I only entered two cars and one class this year. The Cooper was built for last year's race, but though it worked OK with a Parma 45 in testing, was undrivable with a 45 on the BP track, something to do with available amperage perhaps? In any case, I withdrew it last year, went to a milder motor and it is sweeeeet now.

The Bugatti was also a DNF refugee from last year, where it had the same trouble as the Cooper, then succumbed to a contact problem with the lead wires snagging in the engine compartment due to tricky body remounting. This was the car with the fully detailed engine and removable hood from last year. It was all but destroyed at Vegas when I lost sight of it and scattered the body to 17 pieces. I rebuilt the car, using only the same chassis, for this event. I seem to have gotten the balance right, as the car is a joy to drive fast and I never saw anybody deslot it, except a marshall who leaned on it while diving under the bridge. (Got that on video tape) If not for that, it would have beaten the heavier Cooper in the race.

I'd have entered more cars this year but, given my trouble with the Parma 45's, I refused to commit to new projects until I had the ability to test the cars well. I bought Carrera track and a power supply matching those specified by race command, but was suspicious of the Professor Motor "electronic equivalent" to the Parma 45. If one of these mysterious controllers was available, I'd have tried to build for it. Sorry I just can't do things the easy way and use the "safe" motors. Besides they don't fit in these tiny bodies unless I amputate Jack Brabham and Wilemeil at the heart. I like full depth interiors.

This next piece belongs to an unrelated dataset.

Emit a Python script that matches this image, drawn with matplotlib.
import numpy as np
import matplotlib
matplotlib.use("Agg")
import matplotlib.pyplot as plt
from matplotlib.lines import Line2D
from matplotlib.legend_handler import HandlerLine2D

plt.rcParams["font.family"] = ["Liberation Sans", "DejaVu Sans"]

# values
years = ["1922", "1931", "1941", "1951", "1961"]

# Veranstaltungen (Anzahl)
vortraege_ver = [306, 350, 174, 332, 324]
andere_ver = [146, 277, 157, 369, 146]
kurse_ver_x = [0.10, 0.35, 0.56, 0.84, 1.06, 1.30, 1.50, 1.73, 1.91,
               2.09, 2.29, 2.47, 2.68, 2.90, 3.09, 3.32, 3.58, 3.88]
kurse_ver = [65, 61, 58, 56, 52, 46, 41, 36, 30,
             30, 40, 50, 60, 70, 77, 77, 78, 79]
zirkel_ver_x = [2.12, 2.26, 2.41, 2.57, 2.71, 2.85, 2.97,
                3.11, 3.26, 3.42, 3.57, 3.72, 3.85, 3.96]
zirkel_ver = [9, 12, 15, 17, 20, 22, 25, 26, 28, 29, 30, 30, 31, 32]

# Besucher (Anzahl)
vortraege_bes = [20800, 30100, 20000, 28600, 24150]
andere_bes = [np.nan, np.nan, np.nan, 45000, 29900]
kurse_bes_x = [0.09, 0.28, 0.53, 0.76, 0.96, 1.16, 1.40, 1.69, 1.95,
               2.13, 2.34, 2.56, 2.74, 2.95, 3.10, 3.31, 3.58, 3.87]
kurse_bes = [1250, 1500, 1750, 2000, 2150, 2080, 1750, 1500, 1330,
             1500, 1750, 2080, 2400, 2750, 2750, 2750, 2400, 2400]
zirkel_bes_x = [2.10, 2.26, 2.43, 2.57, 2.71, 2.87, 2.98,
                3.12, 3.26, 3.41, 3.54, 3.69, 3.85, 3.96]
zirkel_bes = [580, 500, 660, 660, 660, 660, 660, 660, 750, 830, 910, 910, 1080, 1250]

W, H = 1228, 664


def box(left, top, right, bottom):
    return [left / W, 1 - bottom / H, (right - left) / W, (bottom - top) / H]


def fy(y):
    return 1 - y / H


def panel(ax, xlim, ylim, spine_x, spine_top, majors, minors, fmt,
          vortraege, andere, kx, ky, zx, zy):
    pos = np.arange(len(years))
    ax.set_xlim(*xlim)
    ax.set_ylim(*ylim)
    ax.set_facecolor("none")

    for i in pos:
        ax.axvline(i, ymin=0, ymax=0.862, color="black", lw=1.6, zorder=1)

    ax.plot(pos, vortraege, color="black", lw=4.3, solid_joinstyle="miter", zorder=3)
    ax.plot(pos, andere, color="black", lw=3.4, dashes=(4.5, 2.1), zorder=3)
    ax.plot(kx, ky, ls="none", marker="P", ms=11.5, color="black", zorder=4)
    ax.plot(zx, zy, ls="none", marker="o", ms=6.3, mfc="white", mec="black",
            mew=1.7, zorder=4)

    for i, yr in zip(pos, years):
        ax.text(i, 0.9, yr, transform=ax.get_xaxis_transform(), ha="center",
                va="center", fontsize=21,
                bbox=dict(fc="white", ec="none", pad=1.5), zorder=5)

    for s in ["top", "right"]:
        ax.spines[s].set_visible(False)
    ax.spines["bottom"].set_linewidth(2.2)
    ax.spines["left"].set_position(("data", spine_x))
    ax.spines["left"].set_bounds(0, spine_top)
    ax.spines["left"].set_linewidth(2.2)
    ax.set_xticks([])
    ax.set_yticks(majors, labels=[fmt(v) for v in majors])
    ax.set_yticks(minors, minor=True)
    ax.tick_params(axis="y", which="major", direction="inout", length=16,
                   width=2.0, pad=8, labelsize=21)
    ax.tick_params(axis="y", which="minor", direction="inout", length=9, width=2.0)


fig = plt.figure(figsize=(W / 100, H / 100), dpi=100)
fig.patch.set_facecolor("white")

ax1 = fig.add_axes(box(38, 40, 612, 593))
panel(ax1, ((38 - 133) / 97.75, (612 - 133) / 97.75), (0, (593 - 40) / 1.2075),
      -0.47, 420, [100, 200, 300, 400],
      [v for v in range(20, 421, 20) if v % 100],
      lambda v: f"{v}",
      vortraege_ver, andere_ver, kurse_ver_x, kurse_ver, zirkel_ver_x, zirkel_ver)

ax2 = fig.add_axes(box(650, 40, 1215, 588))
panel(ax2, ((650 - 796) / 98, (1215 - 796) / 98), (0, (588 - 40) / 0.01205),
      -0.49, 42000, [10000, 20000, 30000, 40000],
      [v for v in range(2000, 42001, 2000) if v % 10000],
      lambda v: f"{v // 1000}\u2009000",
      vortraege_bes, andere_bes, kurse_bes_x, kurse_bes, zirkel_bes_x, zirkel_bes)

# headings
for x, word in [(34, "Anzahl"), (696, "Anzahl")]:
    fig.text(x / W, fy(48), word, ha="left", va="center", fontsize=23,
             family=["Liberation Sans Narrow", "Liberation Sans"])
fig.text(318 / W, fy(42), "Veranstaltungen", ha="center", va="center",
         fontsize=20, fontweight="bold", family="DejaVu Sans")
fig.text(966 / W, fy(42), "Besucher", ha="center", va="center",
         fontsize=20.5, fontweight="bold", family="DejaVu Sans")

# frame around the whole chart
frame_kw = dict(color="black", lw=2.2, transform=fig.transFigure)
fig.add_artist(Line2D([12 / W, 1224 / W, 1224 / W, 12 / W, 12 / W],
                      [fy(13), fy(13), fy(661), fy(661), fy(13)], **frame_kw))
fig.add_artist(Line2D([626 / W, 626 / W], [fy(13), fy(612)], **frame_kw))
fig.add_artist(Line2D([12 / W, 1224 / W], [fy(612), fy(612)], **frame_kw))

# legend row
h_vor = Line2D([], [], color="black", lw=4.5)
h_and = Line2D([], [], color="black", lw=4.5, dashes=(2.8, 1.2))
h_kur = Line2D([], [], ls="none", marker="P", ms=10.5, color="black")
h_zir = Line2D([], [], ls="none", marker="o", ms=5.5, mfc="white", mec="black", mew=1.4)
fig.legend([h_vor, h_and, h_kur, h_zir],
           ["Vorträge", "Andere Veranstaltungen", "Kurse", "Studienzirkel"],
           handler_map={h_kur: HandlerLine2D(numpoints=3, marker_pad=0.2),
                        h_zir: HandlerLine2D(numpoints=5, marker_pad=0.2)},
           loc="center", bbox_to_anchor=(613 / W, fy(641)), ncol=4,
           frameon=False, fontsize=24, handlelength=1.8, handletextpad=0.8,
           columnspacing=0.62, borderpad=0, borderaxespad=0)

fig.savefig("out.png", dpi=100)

One of the other rationalizations for entering only one class this year is that I'd be free to drive three classes if invited to do so. I drove the class A and Mini races. I declined to drive the magnet class as few cars were good in practice.

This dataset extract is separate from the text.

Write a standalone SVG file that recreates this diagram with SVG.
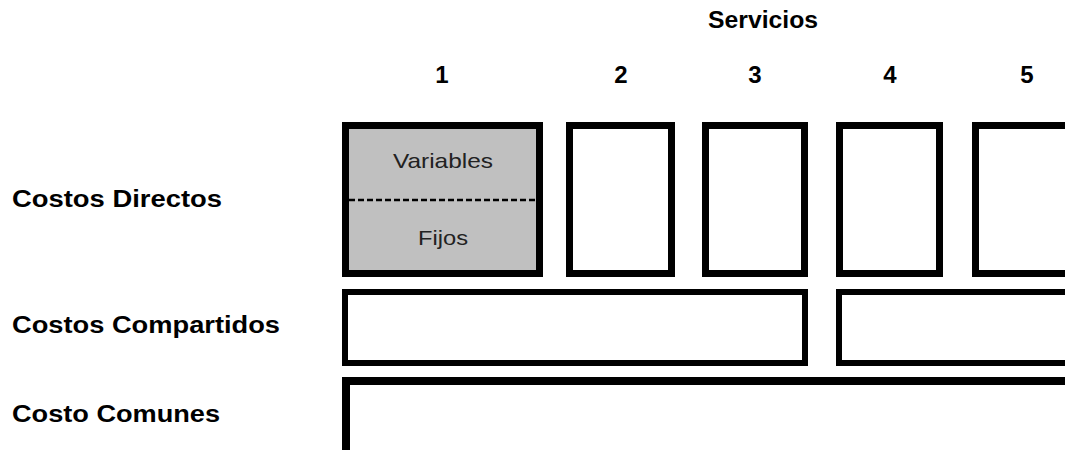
<svg xmlns="http://www.w3.org/2000/svg" width="1065" height="450" viewBox="0 0 1065 450">
<style>
.lbl{font-family:"Liberation Sans",Arial,sans-serif;font-weight:bold;font-size:23px;fill:#000}
.num{font-family:"Liberation Sans",Arial,sans-serif;font-weight:bold;font-size:24px;fill:#000;text-anchor:middle}
.in{font-family:"Liberation Sans",Arial,sans-serif;font-size:21px;fill:#222}
.box{fill:#fff;stroke:#000;stroke-width:7}
.wide{fill:#fff;stroke:#000;stroke-width:6}
</style>
<rect width="1065" height="450" fill="#fff"/>
<text class="lbl" x="708" y="28" textLength="110" lengthAdjust="spacingAndGlyphs">Servicios</text>
<g id="numbers">
<text class="num" x="442" y="83">1</text>
<text class="num" x="621" y="83">2</text>
<text class="num" x="755" y="83">3</text>
<text class="num" x="890" y="83">4</text>
<text class="num" x="1027" y="83">5</text>
</g>
<g id="row-labels">
<text class="lbl" x="12" y="207" textLength="210" lengthAdjust="spacingAndGlyphs">Costos Directos</text>
<text class="lbl" x="12" y="333" textLength="268" lengthAdjust="spacingAndGlyphs">Costos Compartidos</text>
<text class="lbl" x="12" y="422" textLength="208" lengthAdjust="spacingAndGlyphs">Costo Comunes</text>
</g>
<g id="servicio1">
<rect x="345.5" y="125.5" width="194" height="148" fill="#c0c0c0" stroke="#000" stroke-width="7"/>
<line x1="349" y1="200" x2="536" y2="200" stroke="#000" stroke-width="2.5" stroke-dasharray="6,3"/>
<text class="in" x="393" y="168" textLength="100" lengthAdjust="spacingAndGlyphs">Variables</text>
<text class="in" x="418" y="245" textLength="50" lengthAdjust="spacingAndGlyphs">Fijos</text>
</g>
<g id="servicio2"><rect class="box" x="569.5" y="125.5" width="102" height="148"/></g>
<g id="servicio3"><rect class="box" x="705.5" y="125.5" width="99" height="148"/></g>
<g id="servicio4"><rect class="box" x="839.5" y="125.5" width="100" height="148"/></g>
<g id="servicio5"><rect class="box" x="975.5" y="125.5" width="110" height="148"/></g>
<g id="compartidos1"><rect class="wide" x="345" y="292" width="460" height="71"/></g>
<g id="compartidos2"><rect class="wide" x="839" y="292" width="250" height="71"/></g>
<g id="comunes"><rect x="346" y="381" width="750" height="100" fill="#fff" stroke="#000" stroke-width="8"/></g>
<g id="connectors"></g>
</svg>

I marshalled the magnet race and many cars just quit after a few laps then restarted for a few more and repeated the cycle. I think it was the power supply (one per lane) breakers tripping and resetting as the cars did not seem that hot.

I always have really enjoyed driving cars at Marconi events. For the record, let me say, the cars get excellent care. With the exception of the minor damage to the Bugatti and the fact that everyone had to drive the Luiz's wood based magnet car until its delicate braid vaporized, I saw no harm come to any of the cars due to a driving incident. Amazing, given the fragility of many of these babies. Luiz, that wood/magnet car was just TOO interesting! It ran nicely in practice too!

I'm very pleased to report that the PM controllers were WONDERFUL and everything I drove responded well to them. Philippe says the PM will be the controller from now on. This is great news as drivers no longer have the wrestle with the 45 ohm Parma on-off switch. I'm so glad the controller grumbling can now cease!

I'll also concede that the concours seemed to go OK. I'd still like to see a 3x5 tag attached to each car during concours to let the builder provide information about the car that is not apparent.

Many many thanks to Philippe for producing this wonderful event despite the pressure of launching his ambitious TSRF project.

I stopped by Electric Dreams to pick up my Proxy cars, and was fortunate to be able to buy the first 8 production TSRF cars. We raced them at our Nomad club event the following evening.... but that is another story.